I am a PhD student in Computer Science at Clemson University advised by Prof. Siyu Huang. Previously, I obtanined my M.S. in Computer Science from University of Southern California, where I worked advised by Prof. Yajie Zhao . I received my B.E. in Computer Science and Technology from Nanjing University of Posts and Telecommunications in 2020.
My research interests include computer vision and multimodal learning, particularly in 3D reconstruction and visual understanding.
We introduces FF3R, a fully annotation-free feed-forward framework that unifies geometric and semantic reasoning from unconstrained multi-view image sequences. Extensive experiments on ScanNet and DL3DV-10K demonstrate FF3R's superior performance in novel-view synthesis, open-vocabulary semantic segmentation, and depth estimation, with strong generalization to in-the-wild scenarios, paving the way for embodied intelligence systems that demand both spatial and semantic understanding.

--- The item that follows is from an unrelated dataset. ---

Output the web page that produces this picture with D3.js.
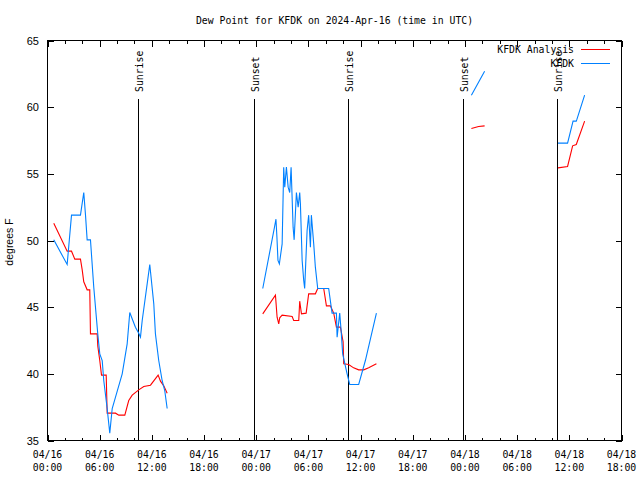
<!DOCTYPE html>
<html><head><meta charset="utf-8">
<script src="https://cdn.jsdelivr.net/npm/d3@7"></script>
<style>body{margin:0;background:#fff;}</style>
</head><body>
<svg id="chart" width="640" height="480"></svg>
<script>
// ---------- data ----------
const chartTitle = "Dew Point for KFDK on 2024-Apr-16 (time in UTC)";
const yAxisLabel = "degrees F";
const seriesNames = ["KFDK Analysis", "KFDK"];
// hours since 2024-04-16 00:00 UTC
const xDomainHours = [0, 66];
const yDomain = [35, 65];
const yTickValues = [35, 40, 45, 50, 55, 60, 65];
const xMajorTickHours = [0, 6, 12, 18, 24, 30, 36, 42, 48, 54, 60, 66];
const xTickDates = ["04/16","04/16","04/16","04/16","04/17","04/17","04/17","04/17","04/18","04/18","04/18","04/18"];
const xTickTimes = ["00:00","06:00","12:00","18:00","00:00","06:00","12:00","18:00","00:00","06:00","12:00","18:00"];
const sunHours = [10.46, 23.69, 34.5, 47.73, 58.55];
const sunLabels = ["Sunrise", "Sunset", "Sunrise", "Sunset", "Sunrise"];

// KFDK Analysis (red); null = gap
const analysisHours = [
  0.72,2.26,2.76,3.14,3.79,3.99,4.17,4.56,4.86,4.94,5.71,5.78,6.01,6.21,6.75,6.86,7.82,8.2,8.89,9.34,9.74,10.49,11.07,11.84,12.72,12.99,13.37,13.76,
  null,
  24.75,26.21,26.4,26.59,26.7,26.98,28.13,28.31,28.89,29.0,29.2,29.74,30.03,30.8,31.07,31.76,32.07,32.53,32.91,33.22,33.68,33.99,34.06,34.63,35.2,35.78,36.36,36.93,37.82,
  null,
  48.74,49.57,50.26,
  null,
  58.7,59.8,60.38,60.8,61.76
];
const analysisValues = [
  51.3,49.2,49.2,48.6,48.6,47.8,46.9,46.3,46.3,43.0,43.0,42.1,41.0,39.9,39.9,37.05,37.05,36.9,36.9,38.0,38.4,38.8,39.05,39.15,39.9,39.45,39.1,38.55,
  null,
  44.5,45.9,44.25,43.75,44.2,44.4,44.3,44.0,44.0,45.45,44.5,44.55,46.0,46.0,46.4,46.4,45.1,45.1,44.55,43.5,43.5,42.4,40.75,40.7,40.45,40.3,40.3,40.45,40.75,
  null,
  58.4,58.55,58.6,
  null,
  55.45,55.55,57.1,57.2,58.95
];

// KFDK observations (blue)
const obsHours = [
  0.72,2.26,2.76,3.79,4.17,4.37,4.56,4.94,5.32,5.78,6.01,6.29,6.47,6.86,7.16,7.44,7.82,8.59,9.16,9.46,10.11,10.49,10.69,10.89,11.46,11.76,12.22,12.41,12.79,13.18,13.48,13.76,
  null,
  24.75,26.1,26.27,26.38,26.5,26.66,26.98,27.16,27.28,27.47,27.67,27.85,28.01,28.24,28.36,28.62,28.82,29.0,29.08,29.28,29.46,29.57,29.69,29.85,30.03,30.23,30.34,30.61,30.8,31.07,32.33,32.72,33.22,33.3,33.6,33.76,33.94,34.45,34.75,35.78,36.55,37.82,
  null,
  48.74,50.26,
  null,
  58.7,59.8,60.43,60.8,60.88,61.76
];
const obsValues = [
  50.05,48.2,51.9,51.9,53.6,51.9,50.05,50.05,46.5,43.0,41.5,41.0,39.5,37.4,35.55,37.4,38.25,40.0,42.25,44.6,43.5,43.05,42.75,44.0,46.75,48.2,45.25,43.0,41.0,39.5,38.75,37.4,
  null,
  46.4,51.0,51.6,50.25,48.5,48.25,49.75,55.5,54.0,55.5,54.0,53.6,55.5,51.0,50.05,53.6,52.5,53.6,52.75,48.5,47.0,46.4,48.25,50.75,51.9,49.5,51.9,49.75,48.0,46.4,46.4,44.55,44.55,42.75,44.55,43.25,41.5,40.0,39.2,39.2,41.0,44.55,
  null,
  60.9,62.7,
  null,
  57.3,57.3,58.95,58.95,59.1,60.9
];

// ---------- layout / style ----------
const seriesColors = ["#ff0000", "#0080ff"];
const L = 47.5, R = 621.5, T = 40.5, B = 440.5;
const monoFont = "'DejaVu Sans Mono', 'Liberation Mono', monospace";
const sansFont = "'Liberation Sans', Arial, sans-serif";

const svg = d3.select("#chart");
svg.append("rect").attr("width", 640).attr("height", 480).attr("fill", "#fff");

const x = d3.scaleLinear().domain(xDomainHours).range([L, R]);
const y = d3.scaleLinear().domain(yDomain).range([B, T]);

// title
svg.append("text").attr("x", (L + R) / 2).attr("y", 24)
  .attr("text-anchor", "middle").attr("font-family", monoFont).attr("font-size", "9.8px")
  .attr("fill", "#000").text(chartTitle);

// y axis label
svg.append("text").attr("transform", "translate(13,242) rotate(-90)")
  .attr("text-anchor", "middle").attr("font-family", sansFont).attr("font-size", "10.5px")
  .attr("fill", "#000").text(yAxisLabel);

const g = svg.append("g").attr("shape-rendering", "crispEdges");

// x ticks every 2 hours, major every 6 hours
const minorHours = d3.range(xDomainHours[0], xDomainHours[1] + 0.001, 2);
minorHours.forEach(h => {
  const len = (h % 6 === 0) ? 6 : 3;
  const px = Math.round(x(h)) + 0.5;
  g.append("line").attr("x1", px).attr("x2", px).attr("y1", B).attr("y2", B - len).attr("stroke", "#000");
  g.append("line").attr("x1", px).attr("x2", px).attr("y1", T).attr("y2", T + len).attr("stroke", "#000");
});

// x tick labels
xMajorTickHours.forEach((h, i) => {
  const t = svg.append("text").attr("x", x(h)).attr("text-anchor", "middle")
    .attr("font-family", monoFont).attr("font-size", "9.8px").attr("fill", "#000");
  t.append("tspan").attr("x", x(h)).attr("y", 458).text(xTickDates[i]);
  t.append("tspan").attr("x", x(h)).attr("y", 471).text(xTickTimes[i]);
});

// y ticks + labels
yTickValues.forEach(v => {
  const py = Math.round(y(v)) + 0.5;
  g.append("line").attr("x1", L).attr("x2", L + 6).attr("y1", py).attr("y2", py).attr("stroke", "#000");
  g.append("line").attr("x1", R).attr("x2", R - 6).attr("y1", py).attr("y2", py).attr("stroke", "#000");
  svg.append("text").attr("x", 39).attr("y", y(v) + 4).attr("text-anchor", "end")
    .attr("font-family", sansFont).attr("font-size", "11px").attr("fill", "#000").text(v);
});

// sunrise/sunset lines
sunHours.forEach((h, i) => {
  const px = Math.round(x(h)) + 0.5;
  g.append("line").attr("x1", px).attr("x2", px).attr("y1", 99).attr("y2", B)
    .attr("stroke", "#000").attr("stroke-width", 1);
  svg.append("text").attr("transform", `translate(${px + 4},92) rotate(-90)`)
    .attr("text-anchor", "start").attr("font-family", monoFont).attr("font-size", "9.8px")
    .attr("fill", "#000").text(sunLabels[i]);
});

// frame
g.append("rect").attr("x", L).attr("y", T).attr("width", R - L).attr("height", B - T)
  .attr("fill", "none").attr("stroke", "#000");

// series
const line = d3.line().defined(d => d.v != null).x(d => x(d.h)).y(d => y(d.v));
const allSeries = [
  analysisHours.map((h, i) => ({h, v: analysisValues[i]})),
  obsHours.map((h, i) => ({h, v: obsValues[i]}))
];
allSeries.forEach((data, i) => {
  svg.append("path").datum(data).attr("d", line).attr("fill", "none")
    .attr("stroke", seriesColors[i]).attr("stroke-width", 1.1)
    .attr("stroke-linejoin", "miter");
});

// legend
seriesNames.forEach((name, i) => {
  const ly = 49 + i * 13.5;
  svg.append("text").attr("x", 574).attr("y", ly + 4).attr("text-anchor", "end")
    .attr("font-family", monoFont).attr("font-size", "9.8px").attr("fill", "#000").text(name);
  svg.append("line").attr("x1", 581).attr("x2", 610).attr("y1", Math.round(ly) + 0.5).attr("y2", Math.round(ly) + 0.5)
    .attr("stroke", seriesColors[i]).attr("shape-rendering", "crispEdges");
});
</script>
</body></html>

We introduce FlexMap, a flexible HD map construction method that adapts to variable camera configurations without architectural changes or retraining. Unlike prior methods fixed to specific multi-camera setups, FlexMap uses a geometry-aware foundation model with cross-frame attention to implicitly encode 3D scene understanding, maintaining robustness to missing views and sensor variations for practical autonomous driving deployment.
This work introduces a new differentiable VG representation, dubbed Bézier splatting, that enables fast yet high-fidelity VG rasterization. Bézier splatting samples 2D Gaussians along Bézier curves, which naturally provide positional gradients at object boundaries.
In this work, we propose a method to achieve 3D-aware 2D representations and enable 3D reconstruction in the latent space. Our LRF enables 3D reconstruction on the 2D latent space instead of the image space. It can render high-quality and photorealistic novel views, even for the unbounded scenes.
3DGS-Enhancer restores view-consistent latent features of rendered novel views and integrates them with the input views through a spatial-temporal decoder. The enhanced views are then used to fine-tune the initial 3DGS model, significantly improving its rendering performance.